President Barack Obama formally endorsed Hillary Clinton in a
video released Thursday afternoon.
"I know how hard this job can be. That's why I know
Hillary will be so good at it. In fact, I don't think there's ever been someone
so qualified to hold this office," he says in the video, which was tweeted
by Clinton's official Twitter account.
"I have seen her judgment, I
have seen her toughness, I have seen her commitment to our values up
close," he said of his former Democratic rival and first secretary of
state.
Obama and Clinton will appear
together in their first joint campaign trip together next Wednesday in Green
Bay, Wisconsin, Clinton's campaign said.
The endorsement came just hours
after Obama held a meeting at the White House with Clinton rival Bernie
Sanders, who told reporters after the summit that he will remain in the race
through the District of Columbia primary next week but indicated that he will
meet with Clinton soon "to see how we can work together to defeat Donald
Trump and to create a government which represents all of us and not just the
one percent."
"It's just such a treat because over the years of
knowing each other, we've gone from fierce competitors to true friends,"
she added.
GOP presumptive nominee Donald Trump tweeted in response to
the announcement, saying that the president "wants four more years of
Obama - but nobody else does."
Clinton's team swiftly tweeted back to Trump "Delete
your account," a frequently-used sarcastic retort on the social media
platform.
Obama had stayed conspicuously neutral in his public comments
throughout the contentious Democratic primary, although he was widely
considered to view his former secretary of state as the best party
standard-bearer to continue his policy legacy.

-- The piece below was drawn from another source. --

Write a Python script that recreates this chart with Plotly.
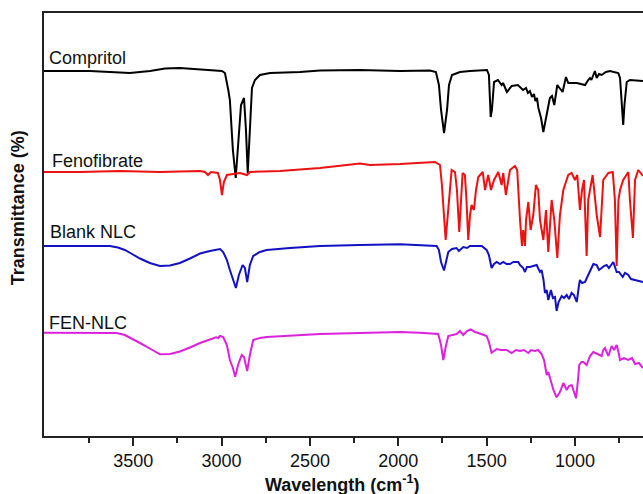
import plotly.graph_objects as go

# Wavenumbers (cm^-1) and transmittance (arbitrary offset units)
comp_wn = [4005, 3885, 3745, 3632, 3519, 3405, 3320, 3236, 3122, 3038, 2998, 2981, 2970, 2962, 2953, 2936, 2920, 2907, 2890,
           2873, 2862, 2852, 2839, 2828, 2811, 2783, 2726, 2556, 2443, 2217, 1990, 1821, 1787, 1770, 1758,
           1741, 1724, 1713, 1696, 1651, 1594, 1498, 1487, 1477, 1470, 1458, 1436, 1415, 1407, 1385, 1358,
           1323, 1294, 1277, 1266, 1255, 1243, 1232, 1224, 1215, 1207, 1192, 1179, 1164, 1153, 1142, 1130,
           1117, 1100, 1085, 1070, 1051, 1038, 990, 943, 925, 915, 907, 896, 887, 877, 864, 849, 825, 802,
           755, 745, 740, 727, 720, 707, 689, 615]
comp_t = [366, 366, 366, 365, 364, 366, 368.5, 369, 367.5, 366, 366, 364, 355, 347, 337, 287, 259, 287, 332,
          339, 307, 264, 317, 349, 357, 362, 364, 365, 366.5, 367, 366, 366.5, 365, 352, 327,
          304, 327, 352, 362, 365, 366, 367, 362, 320, 327, 355, 357, 352, 354, 345, 351,
          352, 347, 349, 344, 346, 340, 343, 336, 339, 329, 319, 305, 319, 327, 339, 341,
          332, 352, 349, 345, 360, 354, 354, 352, 357, 359, 357, 362, 366, 359, 363, 362, 365, 366,
          364, 359, 347, 312, 332, 355, 357, 356]

feno_wn = [4005, 3802, 3575, 3349, 3122, 3094, 3077, 3060, 3021, 3009, 2998, 2987, 2970, 2924, 2896, 2856,
           2840, 2670, 2443, 2217, 2160, 1990, 1877, 1792, 1764, 1753, 1732, 1719, 1698, 1679, 1668, 1655,
           1645, 1636, 1623, 1614, 1604, 1594, 1585, 1572, 1560, 1547, 1522, 1509, 1491, 1475, 1458, 1434,
           1415, 1406, 1391, 1368, 1340, 1327, 1311, 1300, 1293, 1283, 1277, 1264, 1251, 1236, 1221, 1208,
           1198, 1179, 1164, 1151, 1132, 1117, 1100, 1085, 1066, 1038, 1019, 1000, 987, 972, 960, 949,
           934, 925, 900, 877, 858, 840, 811, 786, 774, 764, 754, 745, 727, 698, 689, 672, 660, 642, 615]
feno_t = [265, 265, 266, 265, 266, 265, 262, 265, 264, 257, 242, 255, 262, 263, 264, 262,
          265, 266, 269, 273.5, 272, 273, 274, 275, 272, 252, 197, 227, 267, 265, 247, 205,
          237, 264, 262, 237, 197, 222, 232, 227, 247, 260, 265, 247, 262, 247, 257, 265,
          252, 264, 242, 267, 271, 267, 217, 191, 207, 191, 217, 235, 207, 222, 252, 247,
          217, 197, 227, 185, 237, 217, 179, 222, 247, 262, 264, 257, 262, 227, 247, 257,
          181, 237, 262, 222, 200, 257, 264, 265, 237, 171, 237, 247, 257, 265, 237, 199, 257, 267, 261]

blank_wn = [4005, 3632, 3587, 3547, 3507, 3462, 3406, 3349, 3292, 3236, 3179, 3122, 3066, 3028, 3009, 2991,
            2970, 2953, 2936, 2919, 2902, 2881,
            2868, 2855, 2840, 2821, 2783, 2745, 2613, 2443, 2217, 1990, 1783, 1770, 1758, 1741, 1730, 1717,
            1696, 1670, 1657, 1632, 1611, 1594, 1528, 1500, 1487, 1472, 1458, 1443, 1424, 1406, 1387, 1368,
            1349, 1321, 1311, 1293, 1283, 1272, 1255, 1236, 1217, 1198, 1189, 1178, 1170, 1160, 1151, 1136,
            1125, 1113, 1104, 1093, 1075, 1062, 1047, 1034, 1019, 1006, 990, 977, 972, 960, 943, 925,
            905, 896, 877, 864, 849, 836, 821, 808, 783, 774, 764, 751, 730, 717, 698, 683, 660, 638, 615]
blank_t = [191, 191, 189.5, 187, 183, 178.5, 174, 171, 171.5, 174, 178.5, 183.5, 186, 187, 188, 185,
           177, 167, 157, 149, 162, 172,
           169, 155, 172, 181, 185, 187, 189, 191, 192, 192.7, 191, 187, 175, 166.5, 175, 185,
           188, 189, 186, 190, 189, 191, 191, 187, 182, 169, 173, 175, 173, 175, 173, 173,
           175, 175, 172, 169, 165, 170, 170, 171, 172, 165, 167, 157, 144, 147, 137, 147,
           139, 140, 126, 135, 141, 139, 142, 138, 144, 142, 135, 152, 157, 154, 155, 162,
           169, 173, 172, 167, 169, 171, 172, 169, 175, 171, 165, 165, 160, 164, 162, 158, 157, 156, 155]

fen_wn = [4005, 3594, 3547, 3507, 3462, 3406, 3349, 3292, 3236, 3179, 3122, 3066, 3032, 3019, 3009, 2991,
          2970, 2953, 2936, 2923, 2907,
          2886, 2873, 2855, 2840, 2821, 2783, 2745, 2443, 2217, 1990, 1877, 1774, 1758, 1745, 1733, 1717,
          1670, 1651, 1632, 1611, 1590, 1566, 1547, 1500, 1487, 1472, 1443, 1419, 1387, 1358, 1334, 1311,
          1289, 1264, 1249, 1226, 1209, 1189, 1175, 1160, 1151, 1142, 1132, 1122, 1104, 1085, 1066, 1047,
          1034, 1019, 1009, 994, 983, 976, 963, 953, 934, 915, 896, 875, 849, 840, 830, 811,
          792, 779, 764, 754, 745, 723, 698, 677, 660, 638, 615]
fen_t = [104.3, 104, 102, 98.5, 94, 88.5, 82.7, 83, 85.5, 89.5, 94, 97.5, 99.7, 99, 101, 100,
         92, 77, 69, 60.3, 72,
         82, 80, 66, 82, 97, 99, 100, 103, 104, 105, 104.3, 103, 92, 77, 89, 101,
         103, 106, 102, 106, 107.7, 105, 104, 101, 95, 84.3, 88, 87, 87, 84, 87, 86,
         87, 84, 87, 86, 87, 83, 77, 62, 65, 59, 52, 47, 39.7, 45, 54, 47,
         51, 52, 47, 38.7, 57, 72, 75, 75, 72, 81, 85, 83, 81, 87, 89, 81,
         91, 87, 92, 85, 77, 79, 77, 79, 73, 74, 69]

x_ticks = [3500, 3000, 2500, 2000, 1500, 1000]
x_minor = [3750, 3250, 2750, 2250, 1750, 1250, 750]
labels = ["Compritol", "Fenofibrate", "Blank NLC", "FEN-NLC"]
colors = ["#000000", "#ee1111", "#1212c4", "#dd22dd"]

fig = go.Figure()
for wn, t, c, name in zip([comp_wn, feno_wn, blank_wn, fen_wn],
                          [comp_t, feno_t, blank_t, fen_t], colors, labels):
    fig.add_trace(go.Scatter(x=wn, y=t, mode="lines", name=name,
                             line=dict(color=c, width=2), showlegend=False))

label_pos = [(0.005, 0.894), (0.010, 0.650), (0.007, 0.482), (0.005, 0.268)]
for (px, py), txt in zip(label_pos, labels):
    fig.add_annotation(text=txt, xref="paper", yref="paper", x=px, y=py,
                       xanchor="left", yanchor="middle", showarrow=False,
                       font=dict(size=18, color="#111111"))

fig.add_annotation(text="<b>Wavelength (cm<sup>-1</sup>)</b>", xref="paper", yref="paper",
                   x=0.499, y=-0.113, xanchor="center", yanchor="middle", showarrow=False,
                   font=dict(size=18, color="#111111"))
fig.add_annotation(text="<b>Transmittance (%)</b>", xref="paper", yref="paper",
                   x=-0.044, y=0.54, xanchor="center", yanchor="middle", showarrow=False,
                   textangle=-90, font=dict(size=18, color="#111111"))

fig.update_xaxes(range=[4005, 615], tickvals=x_ticks, ticks="outside", ticklen=8, tickwidth=1.5,
                 tickcolor="#222222", showline=True, linecolor="#222222", linewidth=1.5, mirror=True,
                 showgrid=False, zeroline=False, tickfont=dict(size=18, color="#111111"),
                 minor=dict(tickvals=x_minor, ticks="outside",
                            ticklen=5, tickwidth=1.5, tickcolor="#222222", showgrid=False))
fig.update_yaxes(range=[1, 424], showticklabels=False, ticks="", showline=True, linecolor="#222222",
                 linewidth=1.5, showgrid=False, zeroline=False)

fig.update_layout(width=643, height=494, margin=dict(l=44, r=0, t=13, b=58),
                  plot_bgcolor="white", paper_bgcolor="white",
                  font=dict(family="Liberation Sans, Arial, sans-serif"))
fig.write_html("out.html", config={"displayModeBar": False},
               post_script="document.body.style.margin='0';document.body.style.overflow='hidden';")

The endorsement comes almost exactly eight years after
Clinton conceded to Obama and called for party unity after the hard-fought 2008
Democratic primary.
Obama alluded to that call for unity in the video released
Thursday, noting that many skeptics believed that the 2008 primary race left
the party divided before Obama went on to comfortably beat Republican nominee
John McCain.
And he congratulated Sanders on his campaign and noted that
both Sanders and Clinton are "both patriots who love this country and they
share a vision for the America we all believe in."